▶ **Exercise data**
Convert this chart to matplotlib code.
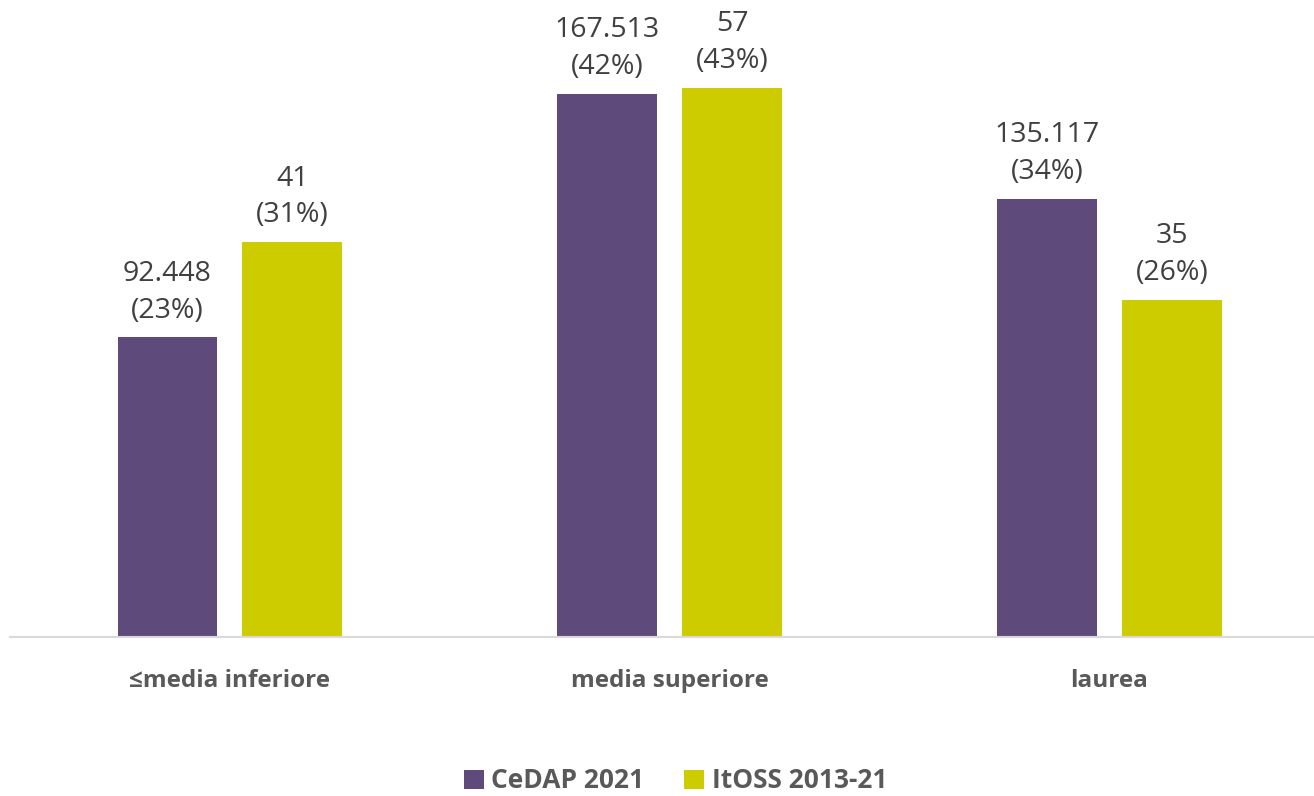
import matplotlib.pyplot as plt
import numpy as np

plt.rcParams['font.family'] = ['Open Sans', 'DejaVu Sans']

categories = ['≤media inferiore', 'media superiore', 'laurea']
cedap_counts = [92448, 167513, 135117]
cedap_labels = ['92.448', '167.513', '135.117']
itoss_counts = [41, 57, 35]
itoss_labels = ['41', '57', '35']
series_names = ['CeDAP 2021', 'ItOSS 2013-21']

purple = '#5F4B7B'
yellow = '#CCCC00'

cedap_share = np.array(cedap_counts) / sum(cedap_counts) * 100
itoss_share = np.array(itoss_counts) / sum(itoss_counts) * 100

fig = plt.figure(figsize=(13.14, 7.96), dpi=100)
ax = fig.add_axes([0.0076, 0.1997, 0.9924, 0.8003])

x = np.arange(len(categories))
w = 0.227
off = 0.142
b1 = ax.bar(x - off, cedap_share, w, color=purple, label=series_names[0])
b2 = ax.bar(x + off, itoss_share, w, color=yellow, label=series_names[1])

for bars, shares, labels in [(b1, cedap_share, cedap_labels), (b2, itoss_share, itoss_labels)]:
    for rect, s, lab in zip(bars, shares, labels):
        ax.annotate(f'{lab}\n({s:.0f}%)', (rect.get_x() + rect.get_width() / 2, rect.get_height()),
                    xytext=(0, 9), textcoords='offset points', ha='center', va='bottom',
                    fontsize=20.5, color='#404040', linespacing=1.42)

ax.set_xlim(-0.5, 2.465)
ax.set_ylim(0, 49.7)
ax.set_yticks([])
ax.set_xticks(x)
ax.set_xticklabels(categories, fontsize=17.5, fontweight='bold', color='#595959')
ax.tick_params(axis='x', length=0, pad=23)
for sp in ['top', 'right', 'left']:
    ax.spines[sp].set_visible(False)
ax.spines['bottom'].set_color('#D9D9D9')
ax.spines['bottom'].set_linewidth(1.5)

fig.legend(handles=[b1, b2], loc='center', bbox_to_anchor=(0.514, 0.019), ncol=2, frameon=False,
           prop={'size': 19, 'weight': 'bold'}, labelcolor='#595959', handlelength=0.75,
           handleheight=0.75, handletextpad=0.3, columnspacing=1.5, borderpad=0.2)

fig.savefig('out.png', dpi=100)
...
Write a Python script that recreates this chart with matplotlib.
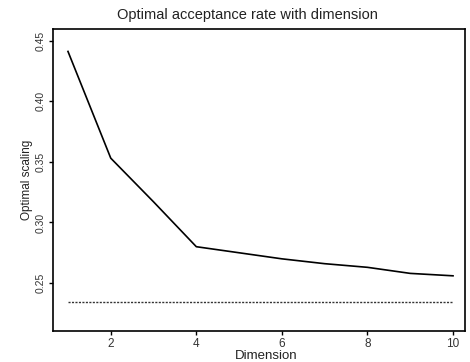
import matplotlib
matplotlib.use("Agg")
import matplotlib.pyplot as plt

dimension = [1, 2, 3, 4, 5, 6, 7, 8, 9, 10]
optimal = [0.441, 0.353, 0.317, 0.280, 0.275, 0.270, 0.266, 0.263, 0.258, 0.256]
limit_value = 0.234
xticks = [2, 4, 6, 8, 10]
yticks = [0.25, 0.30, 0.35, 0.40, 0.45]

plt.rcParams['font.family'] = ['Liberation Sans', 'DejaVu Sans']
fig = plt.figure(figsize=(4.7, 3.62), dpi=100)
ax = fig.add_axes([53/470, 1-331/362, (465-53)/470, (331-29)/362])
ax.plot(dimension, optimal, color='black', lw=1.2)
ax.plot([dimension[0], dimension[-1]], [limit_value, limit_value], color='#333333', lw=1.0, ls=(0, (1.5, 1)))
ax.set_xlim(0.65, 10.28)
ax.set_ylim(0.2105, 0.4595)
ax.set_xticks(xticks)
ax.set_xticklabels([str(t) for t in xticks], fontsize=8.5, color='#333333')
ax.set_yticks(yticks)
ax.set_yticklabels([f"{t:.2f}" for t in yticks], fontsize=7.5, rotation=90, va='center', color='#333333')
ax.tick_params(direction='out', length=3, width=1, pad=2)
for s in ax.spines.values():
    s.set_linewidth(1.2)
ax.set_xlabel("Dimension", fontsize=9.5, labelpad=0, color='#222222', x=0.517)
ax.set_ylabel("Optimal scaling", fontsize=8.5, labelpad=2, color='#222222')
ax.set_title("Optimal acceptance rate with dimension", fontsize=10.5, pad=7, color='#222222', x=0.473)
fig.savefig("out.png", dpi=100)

▶ **Work instructions**
Repeat exactly the part that opens with the line containing "Write a Python" and closes with the line containing "yticks = [0.25, 0.30, 0.35, 0.40, 0.45]". Include both end lines, and drop the pictures.

▶ **In response**
Write a Python script that recreates this chart with matplotlib.
import matplotlib
matplotlib.use("Agg")
import matplotlib.pyplot as plt

dimension = [1, 2, 3, 4, 5, 6, 7, 8, 9, 10]
optimal = [0.441, 0.353, 0.317, 0.280, 0.275, 0.270, 0.266, 0.263, 0.258, 0.256]
limit_value = 0.234
xticks = [2, 4, 6, 8, 10]
yticks = [0.25, 0.30, 0.35, 0.40, 0.45]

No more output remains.